The initial version of this action should complete the following steps:
- Query WhenIWork API live to check whether shift is still open
- Reject take server-side and show a friendly message to the user if it is not still available
- Post the take to the WhenIWork API and confirm expressly in the response that the take was successful
- Use the response to update the cached
wiw_shifts
record immediately, attributed the resulting audit log entry to the current user - Update Core’s shift record immediately, attributing the resulting audit log entry to the current user
By updating the WhenIWork cached record live in-band and attributing it to the acting user, we will be able to segment changes applied to WhenIWork via Core UIs and those originating from WhenIWork UIs when analyzing the audit stream.
Phase 2B: Auditing for All WhenIWork Entities ¶
Before Phase 2B ¶
Only WhenIWork’s shift records will be fully cached in Core and generating audit logs.
After Phase 2B ¶
A new automated job, modeled after the one developed in Phase 2A to fully scan and cache WhenIWork’s shift records, will capture all other WhenIWork entities currently captured by the existing unstructured snapshot tool in an identical fashion.
The job from Phase 2A for fully scanning and capturing all shifts in WhenIWork will likely be our longest-running interaction with WhenIWork, and should be kept in its own job. Capturing all other WhenIWork entities may happen in one consolidated job, or be split out with one per each entity type.
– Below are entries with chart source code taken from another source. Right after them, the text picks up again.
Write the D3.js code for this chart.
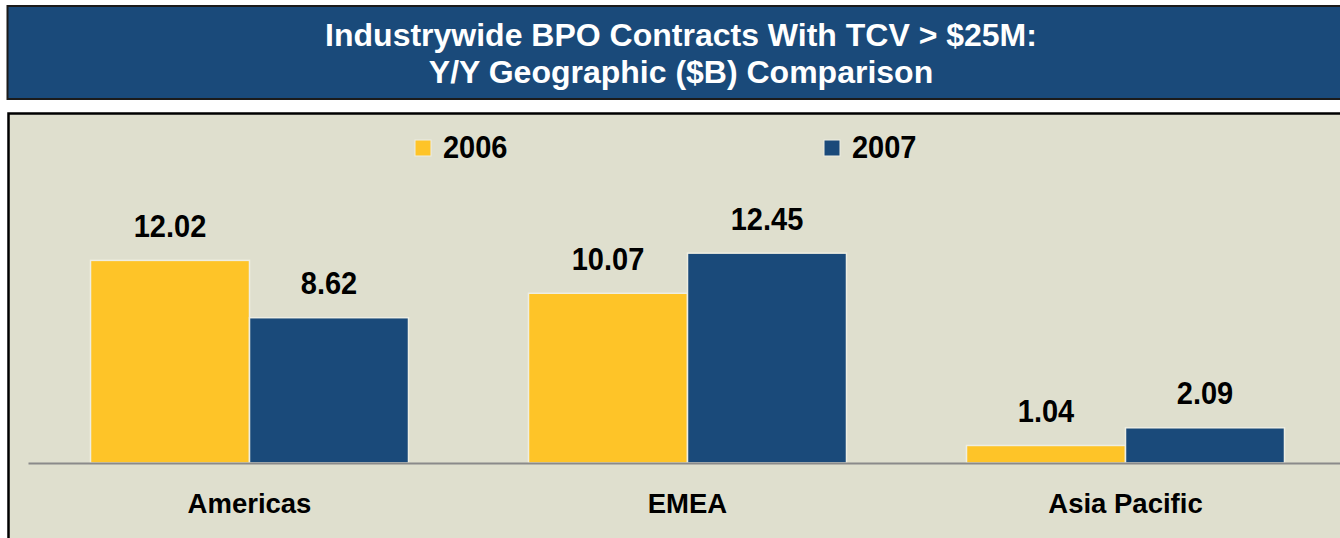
<!DOCTYPE html>
<html>
<head>
<meta charset="utf-8">
<script src="https://cdn.jsdelivr.net/npm/d3@7"></script>
<style>
  html, body { margin: 0; padding: 0; background: #ffffff; }
  svg { display: block; }
  text { font-family: "Liberation Sans", Arial, sans-serif; font-weight: bold; }
</style>
</head>
<body>
<svg id="chart" width="1340" height="538"></svg>
<script>
const categories = ["Americas", "EMEA", "Asia Pacific"];
const seriesNames = ["2006", "2007"];
const values2006 = [12.02, 10.07, 1.04];
const values2007 = [8.62, 12.45, 2.09];
const titleLines = ["Industrywide BPO Contracts With TCV > $25M:", "Y/Y Geographic ($B) Comparison"];

const colors = { "2006": "#FEC428", "2007": "#1A4A7A" };
const svg = d3.select("#chart");

// Title box
svg.append("rect").attr("x", 7.5).attr("y", 6).attr("width", 1350).attr("height", 93)
  .attr("fill", "#1A4A7A").attr("stroke", "#1b1b1b").attr("stroke-width", 2);
svg.selectAll("text.title").data(titleLines).join("text")
  .attr("class", "title")
  .attr("x", 681).attr("y", (d, i) => 46 + i * 37)
  .attr("text-anchor", "middle").attr("fill", "#ffffff")
  .attr("font-size", 32).text(d => d);

// Panel
svg.append("rect").attr("x", 8.5).attr("y", 113.5).attr("width", 1350).attr("height", 440)
  .attr("fill", "#DFDFCE").attr("stroke", "#000000").attr("stroke-width", 2.5);

const x0 = d3.scaleBand().domain(categories).range([30.5, 1344.5])
  .paddingInner(0.274).paddingOuter(0.137);
const x1 = d3.scaleBand().domain(seriesNames).range([0, x0.bandwidth()]);
const y = d3.scaleLinear().domain([0, 14]).range([463, 227]);

const rows = categories.map((c, i) => ({ cat: c, vals: [
  { s: "2006", v: values2006[i] }, { s: "2007", v: values2007[i] } ] }));

const groups = svg.selectAll("g.grp").data(rows).join("g")
  .attr("class", "grp").attr("transform", d => `translate(${x0(d.cat)},0)`);

groups.selectAll("rect").data(d => d.vals).join("rect")
  .attr("x", d => x1(d.s)).attr("width", x1.bandwidth())
  .attr("y", d => y(d.v)).attr("height", d => y(0) - y(d.v))
  .attr("fill", d => colors[d.s]).attr("stroke", "#EEEEE2").attr("stroke-width", 1.5);

groups.selectAll("text.val").data(d => d.vals).join("text")
  .attr("class", "val")
  .attr("transform", d => `translate(${x1(d.s) + x1.bandwidth() / 2},${y(d.v) - 23.5}) scale(1,1.08)`)
  .attr("text-anchor", "middle").attr("font-size", 29).attr("fill", "#000")
  .text(d => d.v.toFixed(2));

// Axis baseline
const xAxis = d3.axisBottom(x0).tickSize(0).tickPadding(0);
const axisG = svg.append("g").attr("transform", `translate(0,${y(0)})`).call(xAxis);
axisG.select(".domain").attr("stroke", "#8a8a8a").attr("stroke-width", 2.2)
  .attr("d", `M${28.5},0.5H1344.5`);
axisG.selectAll(".tick text")
  .attr("y", 49.5).attr("dy", 0)
  .attr("font-size", 27.5).attr("fill", "#000")
  .attr("font-family", "Liberation Sans, Arial, sans-serif").attr("font-weight", "bold");

// Legend
const legendX = [415, 824];
const leg = svg.selectAll("g.leg").data(seriesNames).join("g")
  .attr("class", "leg").attr("transform", (d, i) => `translate(${legendX[i]},140)`);
leg.append("rect").attr("width", 16).attr("height", 16)
  .attr("fill", d => colors[d]).attr("stroke", "#EEEEE2").attr("stroke-width", 1);
leg.append("text").attr("transform", "translate(28,18.3) scale(1,1.08)")
  .attr("font-size", 29).attr("fill", "#000").text(d => d);
</script>
</body>
</html>
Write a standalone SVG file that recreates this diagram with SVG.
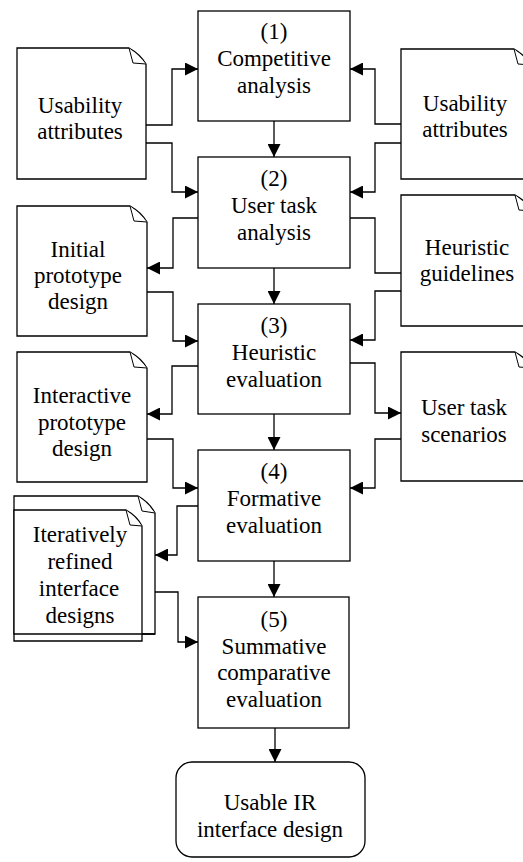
<svg xmlns="http://www.w3.org/2000/svg" width="523" height="862" viewBox="0 0 523 862">
<style>
.b{fill:#fff;stroke:#000;stroke-width:1.3}
.f{fill:#fff;stroke:#000;stroke-width:1}
.c{fill:none;stroke:#000;stroke-width:1.3}
</style>
<defs>
<marker id="ah" viewBox="0 0 13 13" refX="13" refY="6.5" markerWidth="13" markerHeight="13" markerUnits="userSpaceOnUse" orient="auto">
<path d="M0,0 L13,6.5 L0,13 Z" fill="#000"/>
</marker>
</defs>
<rect width="523" height="862" fill="#fff"/>

<g id="connectors" class="c">
<path marker-end="url(#ah)" d="M146,125 H172 V69 H198"/>
<path marker-end="url(#ah)" d="M146,143 H172 V192 H198"/>
<path marker-end="url(#ah)" d="M401,124 H375 V69 H350"/>
<path marker-end="url(#ah)" d="M401,143 H375 V192 H350"/>
<path marker-end="url(#ah)" d="M274,121 V157"/>
<path marker-end="url(#ah)" d="M198,218 H173 V268 H147"/>
<path marker-end="url(#ah)" d="M147,292 H173 V341 H198"/>
<path d="M350,218 H375 V273 H401"/>
<path marker-end="url(#ah)" d="M401,291 H375 V340 H350"/>
<path marker-end="url(#ah)" d="M274,268 V304"/>
<path marker-end="url(#ah)" d="M198,366 H172 V414 H147"/>
<path marker-end="url(#ah)" d="M147,439 H173 V488 H198"/>
<path marker-end="url(#ah)" d="M350,363 H375 V413 H401"/>
<path marker-end="url(#ah)" d="M401,439 H375 V488 H350"/>
<path marker-end="url(#ah)" d="M274,414 V450"/>
<path marker-end="url(#ah)" d="M198,506 H177 V555 H155"/>
<path marker-end="url(#ah)" d="M155,592 H178 V642 H198"/>
<path marker-end="url(#ah)" d="M274,561 V597"/>
<path marker-end="url(#ah)" d="M275,728 V762"/>
</g>

<g id="step1">
<rect class="b" x="198" y="11" width="152" height="110"/>
<text font-family="Liberation Serif" font-size="23" text-anchor="middle"><tspan style="font-family:'Liberation Serif'" x="274" y="39">(1)</tspan><tspan style="font-family:'Liberation Serif'" x="274" y="66">Competitive</tspan><tspan style="font-family:'Liberation Serif'" x="274" y="93">analysis</tspan></text>
</g>
<g id="step2">
<rect class="b" x="198" y="157" width="152" height="111"/>
<text font-family="Liberation Serif" font-size="23" text-anchor="middle"><tspan style="font-family:'Liberation Serif'" x="274" y="186">(2)</tspan><tspan style="font-family:'Liberation Serif'" x="274" y="213">User task</tspan><tspan style="font-family:'Liberation Serif'" x="274" y="240">analysis</tspan></text>
</g>
<g id="step3">
<rect class="b" x="198" y="304" width="152" height="110"/>
<text font-family="Liberation Serif" font-size="23" text-anchor="middle"><tspan style="font-family:'Liberation Serif'" x="274" y="333">(3)</tspan><tspan style="font-family:'Liberation Serif'" x="274" y="360">Heuristic</tspan><tspan style="font-family:'Liberation Serif'" x="274" y="387">evaluation</tspan></text>
</g>
<g id="step4">
<rect class="b" x="198" y="450" width="152" height="111"/>
<text font-family="Liberation Serif" font-size="23" text-anchor="middle"><tspan style="font-family:'Liberation Serif'" x="274" y="479">(4)</tspan><tspan style="font-family:'Liberation Serif'" x="274" y="506">Formative</tspan><tspan style="font-family:'Liberation Serif'" x="274" y="533">evaluation</tspan></text>
</g>
<g id="step5">
<rect class="b" x="198" y="597" width="151" height="131"/>
<text font-family="Liberation Serif" font-size="23" text-anchor="middle"><tspan style="font-family:'Liberation Serif'" x="274" y="627">(5)</tspan><tspan style="font-family:'Liberation Serif'" x="274" y="654">Summative</tspan><tspan style="font-family:'Liberation Serif'" x="274" y="680">comparative</tspan><tspan style="font-family:'Liberation Serif'" x="274" y="707">evaluation</tspan></text>
</g>
<g id="result">
<rect class="b" x="176" y="762" width="189" height="95" rx="16" ry="16"/>
<text font-family="Liberation Serif" font-size="23" text-anchor="middle"><tspan style="font-family:'Liberation Serif'" x="270" y="810">Usable IR</tspan><tspan style="font-family:'Liberation Serif'" x="270" y="837">interface design</tspan></text>
</g>

<g id="doc-usability-left">
<path class="b" d="M17,48 H129 Q140,54 146,64 V179 H17 Z"/>
<path class="f" d="M129,48 L133,63 L146,64"/>
<text font-family="Liberation Serif" font-size="23" text-anchor="middle"><tspan style="font-family:'Liberation Serif'" x="80" y="113">Usability</tspan><tspan style="font-family:'Liberation Serif'" x="80" y="139">attributes</tspan></text>
</g>
<g id="doc-usability-right">
<path class="b" d="M401,49 H514 Q525,55 531,65 V179 H401 Z"/>
<path class="f" d="M514,49 L518,64 L531,65"/>
<text font-family="Liberation Serif" font-size="23" text-anchor="middle"><tspan style="font-family:'Liberation Serif'" x="465" y="111">Usability</tspan><tspan style="font-family:'Liberation Serif'" x="465" y="137">attributes</tspan></text>
</g>
<g id="doc-initial-prototype">
<path class="b" d="M17,206 H130 Q141,212 147,222 V336 H17 Z"/>
<path class="f" d="M130,206 L134,221 L147,222"/>
<text font-family="Liberation Serif" font-size="23" text-anchor="middle"><tspan style="font-family:'Liberation Serif'" x="78" y="257">Initial</tspan><tspan style="font-family:'Liberation Serif'" x="78" y="283">prototype</tspan><tspan style="font-family:'Liberation Serif'" x="78" y="309">design</tspan></text>
</g>
<g id="doc-heuristic-guidelines">
<path class="b" d="M401,195 H515 Q526,201 532,211 V326 H401 Z"/>
<path class="f" d="M515,195 L519,210 L532,211"/>
<text font-family="Liberation Serif" font-size="23" text-anchor="middle"><tspan style="font-family:'Liberation Serif'" x="467" y="255">Heuristic</tspan><tspan style="font-family:'Liberation Serif'" x="467" y="281">guidelines</tspan></text>
</g>
<g id="doc-interactive-prototype">
<path class="b" d="M17,352 H130 Q141,358 147,368 V482 H17 Z"/>
<path class="f" d="M130,352 L134,367 L147,368"/>
<text font-family="Liberation Serif" font-size="23" text-anchor="middle"><tspan style="font-family:'Liberation Serif'" x="82" y="403">Interactive</tspan><tspan style="font-family:'Liberation Serif'" x="82" y="430">prototype</tspan><tspan style="font-family:'Liberation Serif'" x="82" y="456">design</tspan></text>
</g>
<g id="doc-user-task-scenarios">
<path class="b" d="M401,352 H515 Q526,358 532,368 V481 H401 Z"/>
<path class="f" d="M515,352 L519,367 L532,368"/>
<text font-family="Liberation Serif" font-size="23" text-anchor="middle"><tspan style="font-family:'Liberation Serif'" x="464" y="415">User task</tspan><tspan style="font-family:'Liberation Serif'" x="464" y="442">scenarios</tspan></text>
</g>
<g id="doc-iterative-designs">
<path class="b" d="M14,496 H138 Q149,502 155,513 V634 H14 Z"/>
<path class="f" d="M138,496 L142,511 L155,513"/>
<path class="b" d="M14,510 H126 Q137,516 142,526 V641 H14 Z"/>
<path class="f" d="M126,510 L130,525 L142,526"/>
<path class="c" d="M14,634 H155"/>
<text font-family="Liberation Serif" font-size="23" text-anchor="middle"><tspan style="font-family:'Liberation Serif'" x="80" y="542">Iteratively</tspan><tspan style="font-family:'Liberation Serif'" x="80" y="569">refined</tspan><tspan style="font-family:'Liberation Serif'" x="79" y="596">interface</tspan><tspan style="font-family:'Liberation Serif'" x="80" y="623">designs</tspan></text>
</g>
</svg>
A single job for all non-shift entities may be best, as they should all be relatively short lists we can get through quickly and it may be good to keep them getting done consistently in one serialized batch.
Timeline ¶
Features ¶
Shift Shopping ¶
Doctors can browse open shifts in a mobile-first UI and take shifts they want on their schedule.
Schedule ¶
Doctors can see all shifts they’re assigned to in a simple list, and/or add a calendar subscription feed to their personal calendar application.
Timesheets ¶
Doctors can clock in and clock out of shifts they’re assigned to, with current location captured so we can create timesheet entries compatible with those generated by WhenIWork.
This will be dependent on the Schedule feature providing actions in the context of specific shifts the Doctor has been assigned to.
Links for clocking in/out may be provided within the Doctor’s personal calendar application via the calendar subscription feed, and may also be provided via email notifications sent to the Doctor.
Risk: Low-quality WhenIWork API for timesheets ¶
The WhenIWork API documentation around managing timesheets appears to have been copy+pasted from other sections and inadequately edited. This may indicate that this section of the API is not heavily used by customers, and therefor may be poorly maintained and supported. We may find dysfunctions in practice that limit or impair our ability to manage timesheets externally while keeping the data up-to-date in When I Work.
First, we need to conduct basic testing of the read/create/update/delete cycle for timesheet entries. Even if that appears to work though, there is risk that as we expand operations we’ll find specific cases that the WhenIWork API does not handle well and that WhenIWork developers are unable to prioritizing fixing for us.